Как и с тем немцем, то, что произошло с этой женщиной, останется без завершения. Они появились на миг в полумраке блока. Сделали тебе знак. В сварочной мастерской, в ангаре, на улице они по-прежнему будут тебя избегать. Когда столкнешься с этой женщиной, она, возможно, незаметно кивнет; проходя рядом с тем немцем, возможно, услышишь: «Guten morgen, monsieur». И это всё. Придется довольствоваться тем, что знаешь. Правда, необыкновенно возрастает сила внимания. Убеждения складываются по знакам. Nicht sagen! Langsam! – больше я о них через язык ничего не узнаю.
Как и кусок хлеба, эти слова предоставляют нам ключ к темному подвалу, к почти недоступным для нас катакомбам – к сознанию, к тому, что оставалось тогда в Германии от сознания.
И мы будем выслеживать этих подпольных немцев, будем принюхиваться к каждому, кто думает, что мы люди.
Завыла сирена. Мы бросаемся вперед, чтобы оказаться в первых рядах на построении, чтобы быть среди первых в очереди за супом. Если будет добавка, можно попытать счастья.
На дороге, ведущей к собору, строимся в колонну по пять. Фриц нас пересчитывает, сообщает цифру рыжему эсэсовцу, тот согласно кивает. Идем быстрым шагом по спуску, проходим обтянутые колючей проволокой ворота. Сегодня бобовая похлебка. Не пройдет и получаса, как все это кончится; но сейчас это еще не началось: надо заставлять себя гнать ненужные мысли.
Над нами нависает серое небо, под ногами грязный снег. Сегодня нет ветра; не слишком холодно. Шлепаем по грязи, поднимаясь по склону, ведущему к собору. Наверху нас дожидаются лагерфюрер и тот молодой эсэсовец, что заставлял наших приседать. На площадке перед собором Фриц снова нас пересчитывает. Потом считает лагерфюрер. Все действия выверены. По сигналу мы бросаемся внутрь окруженного колючей проволокой пространства.
Повар вытащил бак с супом. Из него идет пар.

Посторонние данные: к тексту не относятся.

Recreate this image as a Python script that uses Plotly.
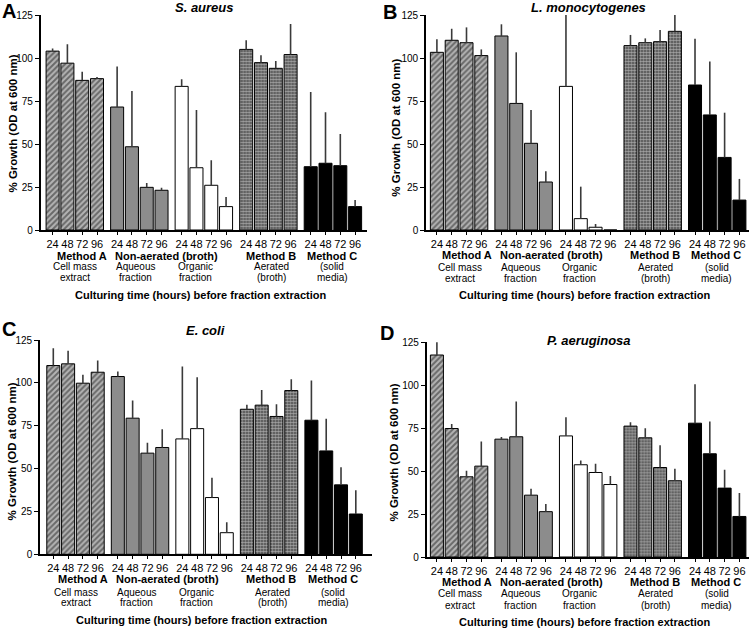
import plotly.graph_objects as go

# ---------------- data ----------------
hours = ["24", "48", "72", "96"]
group_names = ["Method A", "Aqueous", "Organic", "Method B", "Method C"]
panel_letters = ["A", "B", "C", "D"]
organisms = ["S. aureus", "L. monocytogenes", "E. coli", "P. aeruginosa"]

# % growth per group (Method A, Aqueous, Organic, Method B, Method C) x hours
s_aureus_growth = [[104, 97, 87, 88], [71.5, 48.4, 24.8, 23.1], [83.5, 36.2, 26, 13.6],
                   [105, 97.3, 94, 102], [36.8, 38.8, 37.4, 13.6]]
s_aureus_sd = [[1.5, 11, 5, 1], [23.5, 32.4, 2.5, 1.5], [4.1, 33.6, 14.5, 5.6],
               [5.3, 4.3, 4.3, 17.8], [43.4, 29.6, 18.4, 3.8]]

l_mono_growth = [[103.3, 110.3, 108.9, 101.4], [112.8, 73.6, 50.4, 27.9], [83.5, 6.6, 1.6, 0],
                 [107.2, 108.9, 109.5, 115.5], [84.3, 66.9, 42.2, 17.4]]
l_mono_sd = [[7.6, 6.7, 8.9, 3.6], [6.8, 29.7, 19.4, 6.2], [41.5, 18.6, 1.9, 0],
             [6.2, 2.5, 6.8, 10.5], [26.9, 31.1, 26, 12.3]]

e_coli_growth = [[110.1, 111.1, 99.8, 106.2], [103.7, 79.4, 59, 62.3], [67.3, 73.3, 33.1, 12.6],
                 [84.6, 87, 80.4, 95.5], [78.2, 60.3, 40.5, 23.5]]
e_coli_sd = [[10.1, 7.6, 4.9, 6.8], [2.9, 10.3, 6, 10.7], [42.2, 30, 11.6, 6.1],
             [2.6, 8.9, 7.1, 6.6], [23.2, 18.7, 10.3, 13.9]]

p_aer_growth = [[117.6, 74.8, 46.7, 52.9], [68.6, 70, 36, 26.4], [70.5, 53.7, 49.2, 42.2],
                [76.2, 69.4, 52.1, 44.4], [77.9, 60.1, 40.1, 23.6]]
p_aer_sd = [[7.8, 2.7, 3.5, 14.3], [1.2, 20.5, 3.7, 4.4], [10.9, 2.5, 5.1, 4.9],
            [2.3, 5.6, 13, 7], [22.7, 18.8, 10.7, 13.6]]

y_ticks = [0, 25, 50, 75, 100, 125]

# ---------------- layout geometry ----------------
W, H = 752, 630
FONT = "Arial, Liberation Sans, sans-serif"
U = 14.8          # px per bar unit
GSTEP = 4.36      # group spacing in bar units

# px: (axis left, axis right, y of 125, y of 0, first bar center)
geom = [
    (40.7, 366.7, 15.0, 230.0, 52.6),
    (426.0, 749.0, 15.0, 230.0, 436.9),
    (40.0, 372.0, 340.0, 554.3, 53.3),
    (426.7, 749.0, 342.3, 557.0, 436.9),
]

styles = [
    dict(color="#a8a8a8", pattern=dict(shape="/", fgcolor="#1e1e1e", bgcolor="#b4b4b4", size=4, solidity=0.5)),
    dict(color="#8c8c8c"),
    dict(color="#ffffff"),
    dict(color="#909090", pattern=dict(shape=".", fgcolor="#f8f8f8", bgcolor="#444444", size=3, solidity=0.62)),
    dict(color="#000000"),
]

growths = [s_aureus_growth, l_mono_growth, e_coli_growth, p_aer_growth]
sds = [s_aureus_sd, l_mono_sd, e_coli_sd, p_aer_sd]


def px(p):
    return p / W


def py(p):
    return 1 - p / H


fig = go.Figure()
annotations = []
layout = {}

# label rows (y px): method line, sub line 1, sub line 2, culturing line
label_rows = [
    (255.5, 266.8, 277.8, 295.0),
    (255.0, 267.0, 278.0, 295.0),
    (579.0, 592.0, 602.5, 620.0),
    (582.0, 593.5, 605.0, 622.0),
]
title_y = [8.0, 8.0, 330.0, 340.0]
ytitle_pos = [(13, 123.5), (395.7, 128), (11.7, 451.7), (393.5, 453)]
letter_pos = [(9, 11), (390, 12), (9, 329), (387, 333)]

for k in range(4):
    L, R, ytop, ybot, c0 = geom[k]
    n = "" if k == 0 else str(k + 1)
    xa, ya = "x" + n, "y" + n
    tickvals, ticktext = [], []
    for g in range(5):
        xs = [g * GSTEP + i for i in range(4)]
        tickvals += xs
        ticktext += hours
        st = styles[g]
        marker = dict(color=st["color"], line=dict(color="#000000", width=1))
        if "pattern" in st:
            marker["pattern"] = st["pattern"]
        fig.add_trace(go.Bar(
            x=xs, y=growths[k][g], width=0.88, marker=marker,
            error_y=dict(type="data", symmetric=False, array=sds[k][g], arrayminus=[0] * 4,
                         color="#3a3a3a", thickness=1.6, width=0),
            xaxis=xa, yaxis=ya, showlegend=False, cliponaxis=False,
        ))
    layout["xaxis" + n] = dict(
        domain=[px(L), px(R)], range=[(L - c0) / U, (R - c0) / U], anchor=ya,
        tickvals=tickvals, ticktext=ticktext, ticks="outside", ticklen=3, tickwidth=1.2,
        tickcolor="#000", showline=True, linecolor="#000", linewidth=1.6, automargin=False,
        showgrid=False, zeroline=False, tickfont=dict(family=FONT, size=11, color="#000"),
    )
    layout["yaxis" + n] = dict(
        domain=[py(ybot), py(ytop)], range=[0, 125], anchor=xa, automargin=False,
        tickvals=y_ticks, ticks="outside", ticklen=4, tickwidth=1.4, tickcolor="#000",
        showline=True, linecolor="#000", linewidth=1.6, showgrid=False, zeroline=False,
        tickfont=dict(family=FONT, size=10, color="#000"),
    )

    r1, r2, r3, r4 = label_rows[k]

    def ann(text, x, y, size=11, xanchor="center", xref=xa, **kw):
        annotations.append(dict(text=text, x=x, y=py(y), xref=xref, yref="paper",
                                xanchor=xanchor, yanchor="middle", showarrow=False,
                                font=dict(family=FONT, size=size, color="#000"), **kw))

    ann("<b>Method A</b>", 3.83, r1, xanchor="right")
    ann("<b>Non-aerated (broth)</b>", 4.1, r1, xanchor="left")
    ann("<b>Method B</b>", 14.73, r1)
    ann("<b>Method C</b>", 18.87, r1)
    for txt1, txt2, xc in [("Cell mass", "extract", 1.54), ("Aqueous", "fraction", 5.63),
                           ("Organic", "fraction", 9.65), ("Aerated", "(broth)", 14.8),
                           ("(solid", "media)", 18.9)]:
        ann(txt1, xc, r2, size=10)
        ann(txt2, xc, r3, size=10)
    ann("<b>Culturing time (hours) before fraction extraction</b>", 10.0, r4)
    ann("<b><i>" + organisms[k] + "</i></b>", 10.25, title_y[k], size=13)

    tx, tyy = ytitle_pos[k]
    annotations.append(dict(text="<b>% Growth (OD at 600 nm)</b>", x=px(tx), y=py(tyy),
                            xref="paper", yref="paper", textangle=-90, showarrow=False,
                            xanchor="center", yanchor="middle",
                            font=dict(family=FONT, size=11.5, color="#000")))
    lx, ly = letter_pos[k]
    annotations.append(dict(text="<b>" + panel_letters[k] + "</b>", x=px(lx), y=py(ly),
                            xref="paper", yref="paper", showarrow=False,
                            xanchor="center", yanchor="middle",
                            font=dict(family=FONT, size=20, color="#000")))

fig.update_layout(
    width=W, height=H, margin=dict(l=0, r=0, t=0, b=0, autoexpand=False),
    paper_bgcolor="white", plot_bgcolor="white",
    annotations=annotations, barmode="overlay", **layout,
)

# remove the default 8px page margin so the figure fills the window exactly
fig.write_html("out.html", config={"displayModeBar": False},
               post_script="document.body.style.margin='0px';")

Приходит эсэсовец, он взбирается на стол возле кухонной перегородки. Мы стоим в несколько рядов, люди начинают гудеть.
– Ruhe![22] – кричит эсэсовец.
Больше ничего не слышно. Повар наливает первым. Проходя мимо эсэсовца, надо снять пилотку. После чего, заложив ее под мышку, подойти к повару и протянуть свой котелок к бадье. Повар опускает черпак в бадью, вынимает его, выливает содержимое в котелок. Мы встаем на цыпочки, чтобы посмотреть на суп.
– Как он, ничего? – спрашивают сзади.
– Ruhe! – кричит эсэсовец.
Получивший свою порцию не отвечает; наклонив голову вперед, скрывается в соборе вместе со своим котелком.
Повар всемогущ. Кому-то он может плеснуть вторую порцию, если захочет. Он опустит черпак во второй раз, плеснет тебе в котелок, и у тебя в животе в два раза больше супа.
Приближается моя очередь. Я уже его вижу, наш суп. Он темного цвета, густой. Черпак опускается и поднимается, словно ковш экскаватора. Наливают тому, что передо мной. Суп густой, жирный, выплескивается через края. В баке он смотрится цельной неподвижной массой, не колышется, не булькает. Подхожу к баку, пилотка под мышкой. Повар смотрит на меня. Опускает черпак на самое дно. Котелок прямо перед баком; он вытаскивает черпак. Я глазам своим не верю: бобы, одни бобы, бездонная гуща. Когда он вытаскивает черпак из бака, слышится шумное бульканье; повар крепко держит свой черпак, не прольет ни капельки, а затем опрокидывает его в котелок, который сразу тяжелеет: он полон до самых краев. Даже в мыслях нет, что я могу расплескать свой суп.
Появляются те, кто уже съел свою порцию. Прилипнув к двери, они ждут добавки. Приходится кричать, чтобы они расступились и дали мне пройти. Они смотрят на мой котелок.